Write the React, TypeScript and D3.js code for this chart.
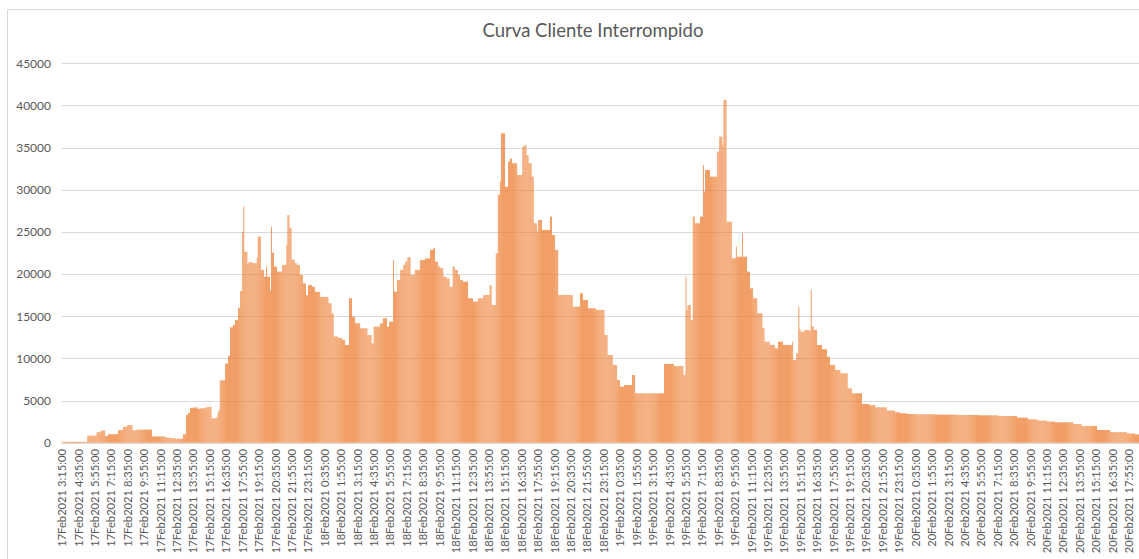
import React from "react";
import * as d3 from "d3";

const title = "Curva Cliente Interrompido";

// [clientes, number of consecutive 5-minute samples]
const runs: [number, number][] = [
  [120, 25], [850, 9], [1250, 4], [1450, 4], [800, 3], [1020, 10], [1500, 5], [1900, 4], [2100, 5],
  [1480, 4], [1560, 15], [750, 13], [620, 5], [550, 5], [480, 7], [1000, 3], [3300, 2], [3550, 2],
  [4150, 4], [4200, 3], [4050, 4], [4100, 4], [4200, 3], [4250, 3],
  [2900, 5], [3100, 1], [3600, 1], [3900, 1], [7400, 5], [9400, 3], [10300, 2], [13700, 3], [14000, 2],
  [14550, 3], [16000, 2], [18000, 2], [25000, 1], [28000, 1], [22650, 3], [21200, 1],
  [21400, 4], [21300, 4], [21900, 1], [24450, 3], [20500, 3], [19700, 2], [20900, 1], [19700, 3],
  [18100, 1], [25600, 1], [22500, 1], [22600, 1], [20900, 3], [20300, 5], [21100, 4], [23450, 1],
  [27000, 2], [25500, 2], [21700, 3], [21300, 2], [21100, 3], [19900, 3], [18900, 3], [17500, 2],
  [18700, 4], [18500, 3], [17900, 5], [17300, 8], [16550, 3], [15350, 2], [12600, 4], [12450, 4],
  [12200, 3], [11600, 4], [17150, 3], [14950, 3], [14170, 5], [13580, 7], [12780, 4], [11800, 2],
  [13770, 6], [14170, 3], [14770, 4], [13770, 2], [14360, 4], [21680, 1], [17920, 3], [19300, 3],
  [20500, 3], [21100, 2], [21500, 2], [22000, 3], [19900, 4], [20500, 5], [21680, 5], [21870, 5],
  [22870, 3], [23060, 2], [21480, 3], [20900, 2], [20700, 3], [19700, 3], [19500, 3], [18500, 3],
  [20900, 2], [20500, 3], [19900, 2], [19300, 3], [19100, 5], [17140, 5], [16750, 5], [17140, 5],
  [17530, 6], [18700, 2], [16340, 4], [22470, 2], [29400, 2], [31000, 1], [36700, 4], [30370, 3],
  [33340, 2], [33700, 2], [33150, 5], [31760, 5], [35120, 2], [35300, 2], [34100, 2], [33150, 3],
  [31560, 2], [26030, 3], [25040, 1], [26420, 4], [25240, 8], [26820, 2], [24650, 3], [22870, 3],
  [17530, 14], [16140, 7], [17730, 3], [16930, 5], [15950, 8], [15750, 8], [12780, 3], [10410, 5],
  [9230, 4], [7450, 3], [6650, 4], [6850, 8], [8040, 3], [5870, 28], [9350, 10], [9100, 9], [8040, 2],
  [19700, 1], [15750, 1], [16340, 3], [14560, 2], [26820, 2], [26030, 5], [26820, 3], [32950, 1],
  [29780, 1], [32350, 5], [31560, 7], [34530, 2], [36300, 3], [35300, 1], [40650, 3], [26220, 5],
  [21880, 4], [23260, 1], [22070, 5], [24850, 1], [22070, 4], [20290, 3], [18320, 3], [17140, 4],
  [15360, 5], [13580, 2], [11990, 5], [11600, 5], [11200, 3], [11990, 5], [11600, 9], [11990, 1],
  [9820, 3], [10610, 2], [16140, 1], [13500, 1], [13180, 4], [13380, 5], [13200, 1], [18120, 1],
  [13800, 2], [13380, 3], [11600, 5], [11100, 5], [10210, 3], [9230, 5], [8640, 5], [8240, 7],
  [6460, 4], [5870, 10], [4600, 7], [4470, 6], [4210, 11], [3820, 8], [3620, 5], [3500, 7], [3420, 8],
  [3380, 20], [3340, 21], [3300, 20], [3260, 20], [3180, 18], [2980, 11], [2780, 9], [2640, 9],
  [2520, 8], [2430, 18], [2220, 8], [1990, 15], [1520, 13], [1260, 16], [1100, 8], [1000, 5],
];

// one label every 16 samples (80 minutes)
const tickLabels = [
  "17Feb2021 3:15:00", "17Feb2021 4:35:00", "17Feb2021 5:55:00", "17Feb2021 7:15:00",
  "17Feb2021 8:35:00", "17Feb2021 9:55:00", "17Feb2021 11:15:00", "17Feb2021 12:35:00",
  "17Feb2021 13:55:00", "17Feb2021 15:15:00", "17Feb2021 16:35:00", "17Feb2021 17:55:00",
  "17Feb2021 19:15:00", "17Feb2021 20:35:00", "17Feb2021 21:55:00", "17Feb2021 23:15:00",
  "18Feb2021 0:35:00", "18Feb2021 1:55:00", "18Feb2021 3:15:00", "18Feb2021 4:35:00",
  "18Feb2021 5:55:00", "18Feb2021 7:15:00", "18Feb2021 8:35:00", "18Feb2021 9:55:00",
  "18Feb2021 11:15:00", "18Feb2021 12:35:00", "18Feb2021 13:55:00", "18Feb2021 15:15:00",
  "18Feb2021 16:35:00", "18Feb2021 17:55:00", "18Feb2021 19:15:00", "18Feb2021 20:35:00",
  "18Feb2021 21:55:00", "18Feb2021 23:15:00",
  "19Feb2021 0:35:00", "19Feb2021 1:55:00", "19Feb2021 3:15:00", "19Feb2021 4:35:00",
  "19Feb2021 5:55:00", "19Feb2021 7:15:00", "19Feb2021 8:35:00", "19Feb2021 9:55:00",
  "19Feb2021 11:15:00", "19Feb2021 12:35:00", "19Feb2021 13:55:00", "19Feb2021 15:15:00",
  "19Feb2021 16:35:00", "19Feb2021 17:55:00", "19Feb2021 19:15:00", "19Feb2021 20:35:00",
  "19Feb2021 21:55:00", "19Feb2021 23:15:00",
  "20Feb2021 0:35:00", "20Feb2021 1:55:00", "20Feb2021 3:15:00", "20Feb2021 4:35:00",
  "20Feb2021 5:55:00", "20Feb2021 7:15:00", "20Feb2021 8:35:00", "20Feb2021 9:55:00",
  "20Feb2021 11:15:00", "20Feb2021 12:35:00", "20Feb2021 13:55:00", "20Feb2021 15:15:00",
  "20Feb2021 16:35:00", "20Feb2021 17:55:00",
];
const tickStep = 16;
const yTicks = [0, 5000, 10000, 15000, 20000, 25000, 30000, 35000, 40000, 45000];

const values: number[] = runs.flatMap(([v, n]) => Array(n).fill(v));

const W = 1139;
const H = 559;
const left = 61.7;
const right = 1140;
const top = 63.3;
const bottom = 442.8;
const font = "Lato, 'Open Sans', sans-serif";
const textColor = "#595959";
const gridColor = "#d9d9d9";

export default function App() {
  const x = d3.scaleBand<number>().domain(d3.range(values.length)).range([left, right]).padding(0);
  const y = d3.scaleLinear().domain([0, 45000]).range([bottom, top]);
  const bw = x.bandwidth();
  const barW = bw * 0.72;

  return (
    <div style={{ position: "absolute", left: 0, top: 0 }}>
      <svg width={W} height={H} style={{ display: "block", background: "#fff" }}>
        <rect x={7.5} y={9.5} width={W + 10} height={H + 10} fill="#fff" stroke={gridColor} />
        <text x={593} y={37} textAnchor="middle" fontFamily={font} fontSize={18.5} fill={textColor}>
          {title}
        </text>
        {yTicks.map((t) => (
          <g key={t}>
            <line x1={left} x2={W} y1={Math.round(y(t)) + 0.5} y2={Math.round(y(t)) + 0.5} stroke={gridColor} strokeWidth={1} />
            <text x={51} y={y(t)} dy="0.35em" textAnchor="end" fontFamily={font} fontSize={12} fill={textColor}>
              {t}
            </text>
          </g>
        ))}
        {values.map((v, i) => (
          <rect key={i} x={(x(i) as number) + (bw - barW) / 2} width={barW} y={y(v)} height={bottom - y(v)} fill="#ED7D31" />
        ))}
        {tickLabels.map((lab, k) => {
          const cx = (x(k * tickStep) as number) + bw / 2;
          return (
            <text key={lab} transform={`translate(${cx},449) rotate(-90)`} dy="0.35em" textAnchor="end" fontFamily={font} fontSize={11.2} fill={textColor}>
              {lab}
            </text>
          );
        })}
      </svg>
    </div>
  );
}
+ + + +
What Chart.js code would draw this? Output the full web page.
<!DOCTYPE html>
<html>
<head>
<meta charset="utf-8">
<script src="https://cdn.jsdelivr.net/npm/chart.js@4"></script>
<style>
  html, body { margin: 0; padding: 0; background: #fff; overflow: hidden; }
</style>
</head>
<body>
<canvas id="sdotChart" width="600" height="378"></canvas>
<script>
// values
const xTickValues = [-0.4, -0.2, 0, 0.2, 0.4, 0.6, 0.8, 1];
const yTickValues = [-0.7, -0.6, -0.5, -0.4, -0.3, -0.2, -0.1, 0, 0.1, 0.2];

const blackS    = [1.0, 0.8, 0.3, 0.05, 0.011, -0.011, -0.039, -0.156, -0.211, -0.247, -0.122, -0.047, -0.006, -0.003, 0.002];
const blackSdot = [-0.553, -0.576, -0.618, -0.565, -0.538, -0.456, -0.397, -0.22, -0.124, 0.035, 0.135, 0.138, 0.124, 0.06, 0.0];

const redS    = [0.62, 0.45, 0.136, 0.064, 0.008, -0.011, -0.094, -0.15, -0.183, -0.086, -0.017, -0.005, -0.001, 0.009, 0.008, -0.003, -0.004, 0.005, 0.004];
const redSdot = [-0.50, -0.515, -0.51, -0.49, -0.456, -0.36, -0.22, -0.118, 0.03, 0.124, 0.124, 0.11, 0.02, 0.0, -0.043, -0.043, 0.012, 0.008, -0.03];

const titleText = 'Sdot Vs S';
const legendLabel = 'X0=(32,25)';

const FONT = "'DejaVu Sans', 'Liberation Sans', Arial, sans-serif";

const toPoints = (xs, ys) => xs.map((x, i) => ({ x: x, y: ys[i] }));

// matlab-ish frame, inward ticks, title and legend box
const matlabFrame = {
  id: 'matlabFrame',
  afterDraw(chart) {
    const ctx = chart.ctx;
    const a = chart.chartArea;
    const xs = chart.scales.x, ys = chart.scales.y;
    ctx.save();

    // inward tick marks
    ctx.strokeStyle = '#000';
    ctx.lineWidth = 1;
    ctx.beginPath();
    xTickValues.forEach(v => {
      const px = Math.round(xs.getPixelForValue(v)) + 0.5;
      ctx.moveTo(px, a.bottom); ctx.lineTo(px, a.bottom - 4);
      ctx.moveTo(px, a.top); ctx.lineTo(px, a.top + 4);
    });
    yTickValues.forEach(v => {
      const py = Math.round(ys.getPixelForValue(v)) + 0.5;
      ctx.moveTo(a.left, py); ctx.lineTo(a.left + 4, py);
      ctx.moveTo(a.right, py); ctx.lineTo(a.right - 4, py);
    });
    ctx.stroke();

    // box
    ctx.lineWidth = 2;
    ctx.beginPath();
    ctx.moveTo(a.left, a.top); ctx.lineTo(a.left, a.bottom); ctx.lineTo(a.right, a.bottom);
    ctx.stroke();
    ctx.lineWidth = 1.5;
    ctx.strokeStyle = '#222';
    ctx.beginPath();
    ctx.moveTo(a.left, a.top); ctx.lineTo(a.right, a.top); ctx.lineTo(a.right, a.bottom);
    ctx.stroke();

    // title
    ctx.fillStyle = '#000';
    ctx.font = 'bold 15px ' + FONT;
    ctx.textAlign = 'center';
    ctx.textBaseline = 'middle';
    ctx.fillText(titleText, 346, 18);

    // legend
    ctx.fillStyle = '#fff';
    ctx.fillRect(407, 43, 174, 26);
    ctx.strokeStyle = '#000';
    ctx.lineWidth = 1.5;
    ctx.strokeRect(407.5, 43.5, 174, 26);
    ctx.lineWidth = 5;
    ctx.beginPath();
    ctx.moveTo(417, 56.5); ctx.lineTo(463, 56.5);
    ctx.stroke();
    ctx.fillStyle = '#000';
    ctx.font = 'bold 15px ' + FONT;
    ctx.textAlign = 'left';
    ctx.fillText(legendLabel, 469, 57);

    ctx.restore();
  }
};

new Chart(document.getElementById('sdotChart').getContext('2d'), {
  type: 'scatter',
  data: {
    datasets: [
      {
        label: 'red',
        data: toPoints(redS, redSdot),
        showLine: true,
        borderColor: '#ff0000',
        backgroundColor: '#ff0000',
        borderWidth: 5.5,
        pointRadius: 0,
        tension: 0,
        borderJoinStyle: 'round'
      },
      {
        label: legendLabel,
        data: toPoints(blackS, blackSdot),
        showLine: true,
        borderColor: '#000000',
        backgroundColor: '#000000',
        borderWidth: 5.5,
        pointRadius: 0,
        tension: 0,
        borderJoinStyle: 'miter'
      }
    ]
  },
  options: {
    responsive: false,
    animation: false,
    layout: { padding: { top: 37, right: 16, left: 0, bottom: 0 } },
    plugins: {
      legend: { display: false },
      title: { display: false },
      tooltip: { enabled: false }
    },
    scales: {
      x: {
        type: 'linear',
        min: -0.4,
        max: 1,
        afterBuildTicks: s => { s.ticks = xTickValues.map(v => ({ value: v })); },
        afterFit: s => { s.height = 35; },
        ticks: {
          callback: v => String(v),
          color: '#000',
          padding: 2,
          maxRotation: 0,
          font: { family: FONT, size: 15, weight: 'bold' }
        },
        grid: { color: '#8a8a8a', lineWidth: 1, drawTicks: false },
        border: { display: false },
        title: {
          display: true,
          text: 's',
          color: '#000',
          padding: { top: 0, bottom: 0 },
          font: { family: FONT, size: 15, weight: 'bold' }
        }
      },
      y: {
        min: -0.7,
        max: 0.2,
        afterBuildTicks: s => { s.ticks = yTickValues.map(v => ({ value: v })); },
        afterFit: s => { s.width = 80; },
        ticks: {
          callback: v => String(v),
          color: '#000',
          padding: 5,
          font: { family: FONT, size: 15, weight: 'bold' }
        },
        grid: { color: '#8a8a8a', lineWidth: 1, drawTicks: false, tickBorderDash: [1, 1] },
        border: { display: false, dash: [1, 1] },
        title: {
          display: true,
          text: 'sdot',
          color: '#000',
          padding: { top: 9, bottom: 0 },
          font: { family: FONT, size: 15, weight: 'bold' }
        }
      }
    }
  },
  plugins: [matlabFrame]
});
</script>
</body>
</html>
+ + + +
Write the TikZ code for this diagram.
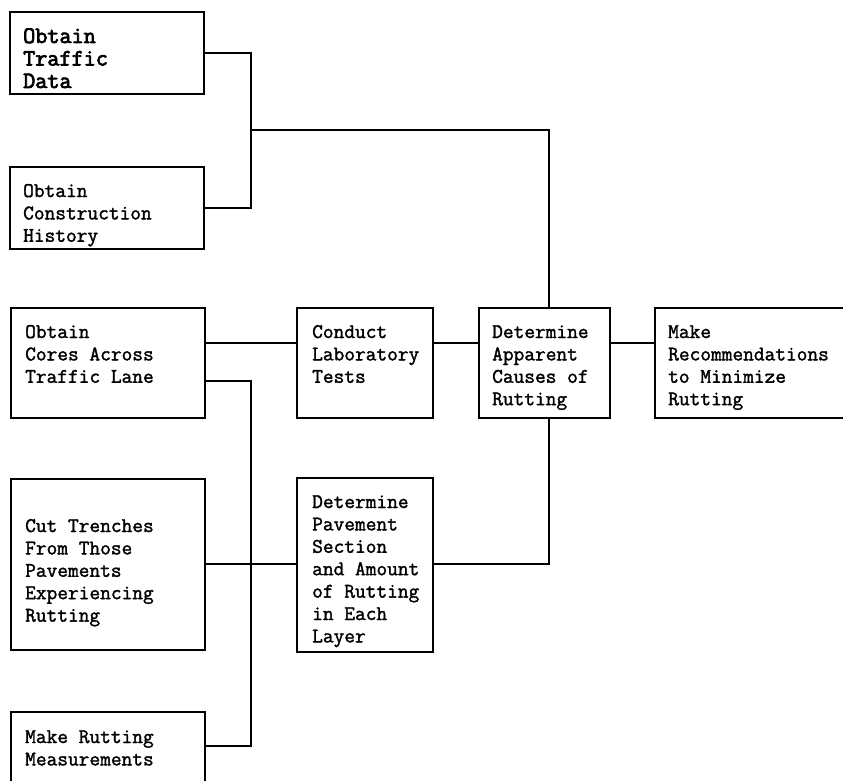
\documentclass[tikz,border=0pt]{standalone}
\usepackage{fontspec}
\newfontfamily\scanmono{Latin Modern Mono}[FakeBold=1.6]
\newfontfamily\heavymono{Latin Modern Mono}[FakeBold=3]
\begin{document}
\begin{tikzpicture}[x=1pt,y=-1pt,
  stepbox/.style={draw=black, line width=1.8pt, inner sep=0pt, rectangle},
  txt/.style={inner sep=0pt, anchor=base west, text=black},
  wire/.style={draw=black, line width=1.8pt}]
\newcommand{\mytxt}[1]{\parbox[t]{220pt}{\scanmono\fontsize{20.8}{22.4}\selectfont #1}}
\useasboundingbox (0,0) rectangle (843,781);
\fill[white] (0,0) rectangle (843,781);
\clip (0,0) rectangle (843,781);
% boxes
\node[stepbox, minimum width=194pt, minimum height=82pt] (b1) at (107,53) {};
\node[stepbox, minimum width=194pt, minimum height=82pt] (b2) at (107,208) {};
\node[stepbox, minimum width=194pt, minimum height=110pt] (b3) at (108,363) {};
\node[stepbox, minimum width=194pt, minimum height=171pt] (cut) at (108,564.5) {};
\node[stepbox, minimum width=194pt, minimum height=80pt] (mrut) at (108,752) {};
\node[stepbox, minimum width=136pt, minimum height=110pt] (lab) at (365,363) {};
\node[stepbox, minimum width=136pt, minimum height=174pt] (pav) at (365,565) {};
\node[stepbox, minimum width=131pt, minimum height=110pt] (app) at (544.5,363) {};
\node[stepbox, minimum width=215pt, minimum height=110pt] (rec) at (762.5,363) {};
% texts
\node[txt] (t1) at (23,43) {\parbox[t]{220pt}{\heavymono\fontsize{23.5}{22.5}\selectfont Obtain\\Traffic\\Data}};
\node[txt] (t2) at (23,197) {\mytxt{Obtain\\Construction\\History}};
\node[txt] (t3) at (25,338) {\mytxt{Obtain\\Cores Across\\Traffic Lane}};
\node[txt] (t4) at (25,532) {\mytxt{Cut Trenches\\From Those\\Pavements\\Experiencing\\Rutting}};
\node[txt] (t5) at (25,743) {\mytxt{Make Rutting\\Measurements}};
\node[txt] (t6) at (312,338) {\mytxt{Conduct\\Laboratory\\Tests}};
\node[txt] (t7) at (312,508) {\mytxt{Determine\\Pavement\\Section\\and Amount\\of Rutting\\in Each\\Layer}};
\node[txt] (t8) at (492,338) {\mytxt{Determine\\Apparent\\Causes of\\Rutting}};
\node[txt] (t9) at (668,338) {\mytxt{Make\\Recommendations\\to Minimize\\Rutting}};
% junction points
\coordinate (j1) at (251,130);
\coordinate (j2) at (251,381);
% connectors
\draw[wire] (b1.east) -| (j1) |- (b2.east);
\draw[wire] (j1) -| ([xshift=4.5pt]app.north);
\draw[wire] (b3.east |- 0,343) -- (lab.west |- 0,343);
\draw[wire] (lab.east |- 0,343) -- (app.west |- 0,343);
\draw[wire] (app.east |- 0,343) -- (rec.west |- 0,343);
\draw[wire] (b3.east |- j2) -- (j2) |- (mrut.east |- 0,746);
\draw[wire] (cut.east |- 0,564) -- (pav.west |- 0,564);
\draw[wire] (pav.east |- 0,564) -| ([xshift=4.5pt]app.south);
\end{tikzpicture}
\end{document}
+ + + +
(PROBLEM DESCRIPTION):
Say how many lines above contain the string "this". Answer with the number only.

(FULL RESPONSE):
3